Mathematical Miscellany #2

Last week in Mathematical Miscellany #1 I included a reminder that Valentines Day is approaching – save your money and send a Desmos math-o-gram!

This morning I was reminded once more of the value of a quick peek at Twitter (it’s a bit like a lucky dip!) when I came across Chris Smiths’ tweet on his lovely Valentine relay race which you can download with his other relays from TES Resources.

Valentine Relay – Chris Smith

Dot to dot
I read an article from Science Alert stating that Australian researchers have discovered that school children fare better at solving maths problems when they trace their fingers over practice examples, outperforming students who simply read the questions without touching them.

Polar curves – join up the dots (in the correct order!)

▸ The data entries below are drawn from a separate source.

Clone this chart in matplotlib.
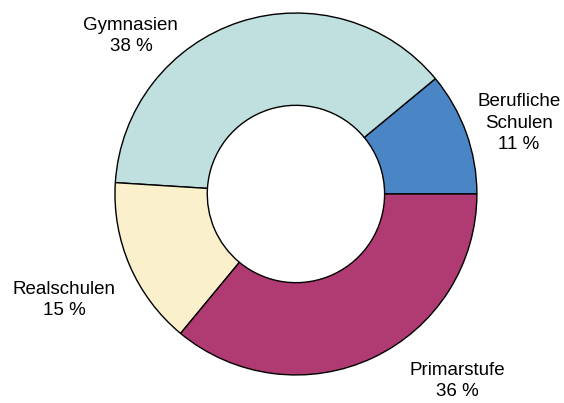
import matplotlib.pyplot as plt

plt.rcParams['font.family'] = ['Liberation Sans', 'DejaVu Sans']

categories = ['Berufliche\nSchulen', 'Gymnasien', 'Realschulen', 'Primarstufe']
shares = [11, 38, 15, 36]
colors = ['#4a86c5', '#c0e0e0', '#faf0cc', '#b03a72']
label_pos = [(1.232, 0.392), (-0.912, 0.873), (-1.282, -0.586), (0.890, -1.033)]

fig = plt.figure(figsize=(5.64, 4.03), dpi=100)
ax = fig.add_axes([0, 0, 1, 1])

ax.pie(shares, colors=colors, startangle=0, counterclock=True, radius=1.0,
       wedgeprops=dict(width=0.51, edgecolor='black', linewidth=1.0))

for name, val, (x, y) in zip(categories, shares, label_pos):
    ax.text(x, y, f'{name}\n{val} %', ha='center', va='center', fontsize=13.5,
            linespacing=1.35)

ax.set_xlim(-1.635, 1.481)
ax.set_ylim(-1.155, 1.072)
ax.set_aspect('equal')
ax.axis('off')

fig.savefig('out.png', dpi=100)
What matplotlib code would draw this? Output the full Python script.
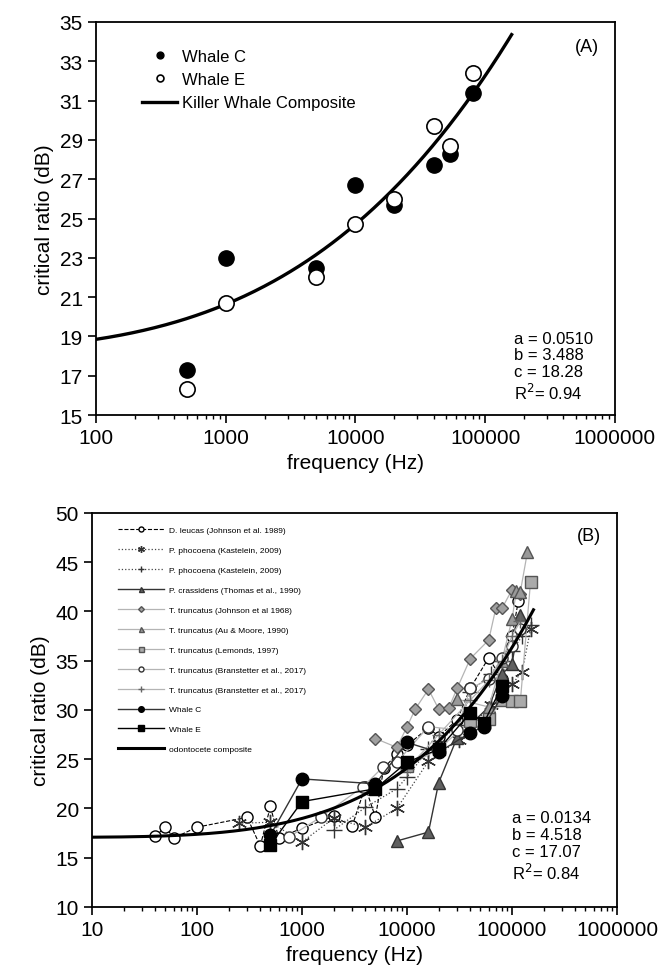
import numpy as np
import matplotlib
matplotlib.use("Agg")
import matplotlib.pyplot as plt
from matplotlib.ticker import FixedLocator, LogLocator, NullFormatter

plt.rcParams['font.family'] = ['Liberation Sans', 'DejaVu Sans']

# panel A: killer whale critical ratios
freq_whale = [500, 1000, 5000, 10000, 20000, 40000, 54000, 80000]
whale_c = [17.3, 23.0, 22.5, 26.7, 25.7, 27.7, 28.3, 31.4]
whale_e = [16.3, 20.7, 22.0, 24.7, 26.0, 29.7, 28.7, 32.4]
fit_a = [0.0510, 3.488, 18.28, 0.94]   # a, b, c, R2

# panel B: odontocete critical ratios
f_dl = [40, 50, 60, 100, 300, 400, 500, 600, 1000, 2000, 3000, 4000, 5000, 6000,
        8000, 10000, 16000, 20000, 30000, 40000, 60000, 80000, 100000, 115000]
v_dl = [17.2, 18.1, 17.0, 18.1, 19.1, 16.2, 20.2, 17.0, 18.0, 19.2, 18.2, 22.2, 19.1, 24.1,
        25.5, 26.4, 28.2, 27.3, 29.0, 32.2, 35.3, 33.1, 37.5, 41.1]
f_pp1 = [250, 500, 1000, 2000, 4000, 8000, 16000, 31500, 63000, 100000, 125000, 150000]
v_pp1 = [18.5, 18.6, 16.6, 19.0, 18.1, 20.0, 24.8, 27.0, 30.5, 32.6, 33.9, 38.2]
f_pp2 = [2000, 4000, 8000, 10000, 16000, 20000, 31500, 40000, 63000, 80000, 100000, 125000, 150000]
v_pp2 = [17.8, 20.1, 22.0, 23.2, 26.0, 26.8, 28.5, 31.8, 33.7, 35.0, 36.0, 37.5, 38.6]
f_pc = [8000, 16000, 20000, 30000, 40000, 60000, 80000, 100000, 120000]
v_pc = [16.7, 17.6, 22.6, 27.2, 28.5, 30.3, 33.6, 34.7, 39.6]
f_tj = [5000, 8000, 10000, 12000, 16000, 20000, 25000, 30000, 40000, 60000, 70000, 80000, 100000, 120000]
v_tj = [27.1, 26.2, 28.3, 30.1, 32.1, 30.1, 30.2, 32.2, 35.2, 37.1, 40.3, 40.3, 42.2, 41.8]
f_ta = [30000, 60000, 80000, 100000, 110000, 120000, 140000]
v_ta = [31.1, 30.3, 35.0, 39.2, 42.1, 42.0, 46.0]
f_tl = [10000, 20000, 40000, 60000, 80000, 100000, 120000, 150000]
v_tl = [24.3, 26.0, 28.9, 29.1, 31.0, 30.9, 30.9, 43.0]
f_tb1 = [750, 1500, 3800, 5900, 8000, 16000, 30000, 40000, 60000, 80000, 100000, 120000]
v_tb1 = [17.1, 19.1, 22.2, 24.2, 24.7, 28.3, 28.0, 32.2, 33.1, 35.3, 36.5, 38.2]
f_tb2 = [10000, 20000, 40000, 60000, 80000, 100000, 120000]
v_tb2 = [24.0, 27.5, 31.0, 33.0, 35.0, 37.5, 39.0]
fit_b = [0.0134, 4.518, 17.07, 0.84]

fig = plt.figure(figsize=(6.61, 9.78), dpi=100)
axA = fig.add_axes([0.1452, 0.5746, 0.785, 0.4019])
axB = fig.add_axes([0.1392, 0.0716, 0.7943, 0.4029])

def composite(fit, fmin, fmax):
    f = np.logspace(np.log10(fmin), np.log10(fmax), 300)
    return f, fit[2] + fit[0] * np.log10(f) ** fit[1]

# ---- panel A ----
axA.plot(freq_whale, whale_c, 'o', ms=11, mfc='black', mec='black', label='Whale C', zorder=3)
axA.plot(freq_whale, whale_e, 'o', ms=11, mfc='white', mec='black', mew=1.2, label='Whale E', zorder=4)
fx, fy = composite(fit_a, 100, 160000)
axA.plot(fx, fy, color='black', lw=2.4, label='Killer Whale Composite', zorder=2)
axA.set_xscale('log')
axA.set_xlim(100, 1e6)
axA.set_ylim(15, 35)
axA.yaxis.set_major_locator(FixedLocator(np.arange(15, 36, 2)))
axA.legend(loc='upper left', bbox_to_anchor=(0.06, 0.97), frameon=False, fontsize=12,
           markerscale=0.45, handlelength=2.1, labelspacing=0.5, handletextpad=0.3)
axA.text(0.97, 0.96, '(A)', transform=axA.transAxes, ha='right', va='top', fontsize=13)
axA.text(0.805, 0.215, 'a = %.4f\nb = %.3f\nc = %.2f\nR$^2$= %.2f' % tuple(fit_a),
         transform=axA.transAxes, ha='left', va='top', fontsize=12, linespacing=1.15)
axA.set_xlabel('frequency (Hz)', fontsize=15)
axA.set_ylabel('critical ratio (dB)', fontsize=15)

# ---- panel B ----
lg = '#b4b4b4'
axB.plot(f_dl, v_dl, '--', color='black', lw=0.8, marker='o', ms=8, mfc='white', mec='black',
         label='D. leucas (Johnson et al. 1989)')
axB.plot(f_pp1, v_pp1, ':', color='#444444', lw=0.9, marker=(6, 2, 0), ms=11, mec='#333333',
         label='P. phocoena (Kastelein, 2009)')
axB.plot(f_pp2, v_pp2, ':', color='#444444', lw=0.9, marker='+', ms=11, mec='#333333',
         label='P. phocoena (Kastelein, 2009)')
axB.plot(f_pc, v_pc, '-', color='#333333', lw=1.0, marker='^', ms=8, mfc='#606060', mec='#333333',
         label='P. crassidens (Thomas et al., 1990)')
axB.plot(f_tj, v_tj, '-', color=lg, lw=0.9, marker='D', ms=6.5, mfc='#a0a0a0', mec='#555555',
         label='T. truncatus (Johnson et al 1968)')
axB.plot(f_ta, v_ta, '-', color=lg, lw=0.9, marker='^', ms=8, mfc='#999999', mec='#555555',
         label='T. truncatus (Au & Moore, 1990)')
axB.plot(f_tl, v_tl, '-', color=lg, lw=0.9, marker='s', ms=8, mfc='#aaaaaa', mec='#555555',
         label='T. truncatus (Lemonds, 1997)')
axB.plot(f_tb1, v_tb1, '-', color=lg, lw=0.9, marker='o', ms=8, mfc='white', mec='#333333',
         label='T. truncatus (Branstetter et al., 2017)')
axB.plot(f_tb2, v_tb2, '-', color=lg, lw=0.9, marker='+', ms=10, mec='#666666',
         label='T. truncatus (Branstetter et al., 2017)')
axB.plot(freq_whale, whale_c, '-', color='#333333', lw=1.0, marker='o', ms=9, mfc='black', mec='black',
         label='Whale C')
axB.plot(freq_whale, whale_e, '-', color='black', lw=1.0, marker='s', ms=9, mfc='black', mec='black',
         label='Whale E')
bx, by = composite(fit_b, 10, 160000)
axB.plot(bx, by, color='black', lw=2.2, label='odontocete composite')
axB.set_xscale('log')
axB.set_xlim(10, 1e6)
axB.set_ylim(10, 50)
axB.yaxis.set_major_locator(FixedLocator(np.arange(10, 51, 5)))
axB.legend(loc='upper left', bbox_to_anchor=(0.035, 0.985), frameon=False, fontsize=6,
           markerscale=0.45, handlelength=5.5, labelspacing=1.45, handletextpad=0.6)
axB.text(0.97, 0.965, '(B)', transform=axB.transAxes, ha='right', va='top', fontsize=13)
axB.text(0.8, 0.245, 'a = %.4f\nb = %.3f\nc = %.2f\nR$^2$= %.2f' % tuple(fit_b),
         transform=axB.transAxes, ha='left', va='top', fontsize=12, linespacing=1.15)
axB.set_xlabel('frequency (Hz)', fontsize=15)
axB.set_ylabel('critical ratio (dB)', fontsize=15)

for ax in (axA, axB):
    for s in ax.spines.values():
        s.set_linewidth(1.3)
    ax.xaxis.set_major_locator(LogLocator(base=10, numticks=10))
    ax.xaxis.set_minor_locator(LogLocator(base=10, subs=np.arange(2, 10), numticks=10))
    ax.xaxis.set_minor_formatter(NullFormatter())
    ax.xaxis.set_major_formatter(plt.FuncFormatter(lambda v, p: '%d' % round(v)))
    ax.tick_params(which='major', direction='out', length=6, width=1.2, labelsize=15, top=False, right=False)
    ax.tick_params(which='minor', direction='out', length=3, width=1.0, top=False, right=False)

plt.savefig('out.png', dpi=100)
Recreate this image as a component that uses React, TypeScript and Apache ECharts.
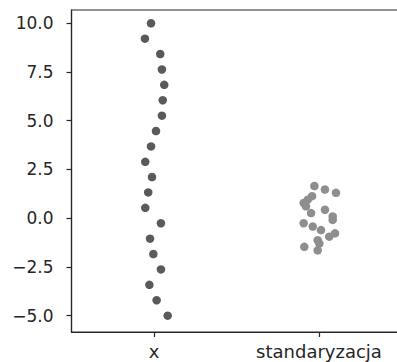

Well that’s certainly easy to try and in fact reminded me of my love of dot to dot as a child. Some years ago I created some polar curves for my students. So Year 13 can try these this week, they can work out the correct order to join the dots themselves and trace out those curves! (Join the dots 4 curves for the file in case anyone wants it). These were created with Colderado University’s Mathematical Visualization Toolkit note you can download the application if Java causes you problems trying to use the application online).

Desmos – join the dots

You can easily create some graphs in dots on Desmos – see Desmos dot to dot. Here’s a dotty version of f(x) =x3.

On the subject of polar curves, with Year 13 last week we strayed from the simpler curves to rather more sophisticated ideas; they suggested all sorts of curves we could try – great fun and way off the specification; but then I think they understand the specification content better barbecue we go beyond it where appropriate. Thinking about their suggestions I have something I think they will like this coming week, look at r=acos(kcosθ)!

Note the use of the slider which enables students to see how the curve is traced out as the angle increases. For more such polar resources – see Polar Graphs on Mathematics for Students).
(Polar curves – always remind me of a childhood favourite toy – Spirograph).

Thinking about sophisticated curves lead me to this rather nice publication : Fifty Famous Curves from the Department of Mathematics, Computer Science, and Statistics Bloomsburg University.